Other factors that can lead to sexual problems include:
- Lack of physical activity
- Alcohol consumption
- Lack of sleep
- Poor diet
One of the most common concerns that cardiac patients and their partners have about sex is whether or not it is safe to engage in sexual activity. As far as your heart is concerned, sex is equivalent to moderate exercise. If you are able to carry out physical activities such as walking at a quick pace or walking up a few flights of stairs it is safe to have sex. However, you should always consult with your doctor before engaging in any physical activities.
Despite their concerns, many patients do not feel comfortable speaking to their doctors about sexual activity. Your doctor can play an important role in determining when it is safe to resume sexual activity and to what extent. Your doctor understands that intimacy and sex are important aspects of your life and are accustomed to discussing these issues. In addition to speaking to your doctor, communicating your concerns to your partner is just as important. Like other problems that may occur in a relationship, dealing with this issue together will help make the process easier.
Sex and cardiac patients FAQ
What happens to my heart during sex?
Your heart rate, respiratory rate, and blood pressure increase. However, these increases are slight and remain at safe levels.
Is sex safe for my heart?
Sex is equivalent to moderate exercise. If you are able to carry out physical activities such as walking at a quick pace or walking up a few flights of stairs it is safe to have sex. However, you should always consult with your doctor before engaging in any physical activities.
Can I have a heart attack while having sex?
Having a heart attack during sex is extremely rare. In fact, less than 1% of heart attacks happen during sex.
I have an ICD. Can I receive a shock during sex? What about my partner?
Having sex will not lead to a shock from an ICD. If you are shocked, it will not affect your partner in any way.
My partner is concerned about how sex may affect my heart? How can I alleviate their concerns?
The best thing to do is speak to your doctor about you and your partner’s concerns. You may want to bring your partner with you so they can speak to the doctor as well.

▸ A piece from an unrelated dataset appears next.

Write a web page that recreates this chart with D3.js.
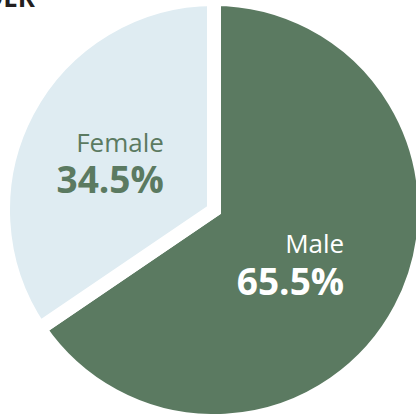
<!DOCTYPE html>
<html>
<head>
<meta charset="utf-8">
<script src="https://cdn.jsdelivr.net/npm/d3@7"></script>
<style>
  html, body { margin: 0; padding: 0; background: #fff; }
  svg { display: block; font-family: "Open Sans", sans-serif; }
</style>
</head>
<body>
<svg id="chart" width="416" height="414"></svg>
<script>
// data
const labels = ["Male", "Female"];
const shares = [65.5, 34.5];
const fills = ["#5b7a61", "#dfecf2"];
const labelCols = ["#ffffff", "#5b7a61"];

const width = 416, height = 414;
const cx = 214, cy = 210;
const r = 211;

const svg = d3.select("#chart");

// cut-off title at the top
svg.append("text")
  .attr("x", 35)
  .attr("y", 7)
  .attr("text-anchor", "end")
  .attr("font-size", 26)
  .attr("font-weight", 700)
  .attr("fill", "#231f20")
  .text("GENDER");

const data = labels.map((d, i) => ({ label: d, value: shares[i], i: i }));

const pie = d3.pie()
  .value((d) => d.value)
  .sort(null);

const arc = d3.arc().innerRadius(0).outerRadius(r);
const labelArc = d3.arc().innerRadius(102).outerRadius(102);

const g = svg.append("g").attr("transform", `translate(${cx},${cy})`);

const arcs = pie(data);

g.selectAll("path")
  .data(arcs)
  .join("path")
  .attr("d", arc)
  .attr("fill", (d) => fills[d.data.i])
  .attr("stroke", "#fff")
  .attr("stroke-width", 14)
  .attr("stroke-linejoin", "miter");

// labels (label block sits a bit right of, and a bit steeper than, the slice centroid)
const lab = g.selectAll("g.lab")
  .data(arcs)
  .join("g")
  .attr("class", "lab")
  .attr("transform", (d) => {
    const c = labelArc.centroid(d);
    return `translate(${c[0] + 40},${c[1] * 1.06})`;
  });

lab.append("text")
  .attr("y", -7.5)
  .attr("text-anchor", "end")
  .attr("font-size", 26)
  .attr("fill", (d) => labelCols[d.data.i])
  .text((d) => d.data.label);

lab.append("text")
  .attr("y", 34)
  .attr("text-anchor", "end")
  .attr("font-size", 37)
  .attr("font-weight", 700)
  .attr("fill", (d) => labelCols[d.data.i])
  .text((d) => d3.format(".1f")(d.data.value) + "%");
</script>
</body>
</html>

Are certain sexual positions or activities safer than others?
There are no sexual positions or activities that are safer or more dangerous than others.
It has been a long time since I had sex. What can my partner and I do to begin having sex again?
Communication is extremely important. Talk with your partner about your needs and concerns. A good approach to resuming sexual activity is to relax and take your time.
I am unable to have intercourse at this time due to my health. What other forms of intimacy can I share with my partner?
Intercourse is one of many ways to be intimate with your partner. Kissing, hugging, snuggling, and holding hands are just a few ways that couples can be physically intimate with one another. Open communication with your partner will help to ensure that you engage in activities that will be enjoyable and fulfilling for both of you.
Reference: Rosen, Lindsey., Cahill, John M., McCammon, Susan L., & Sears, Samuel F. (2014) Sexual Health in Patients With Cardiovascular Disease. Circulation. 129, e313-e316.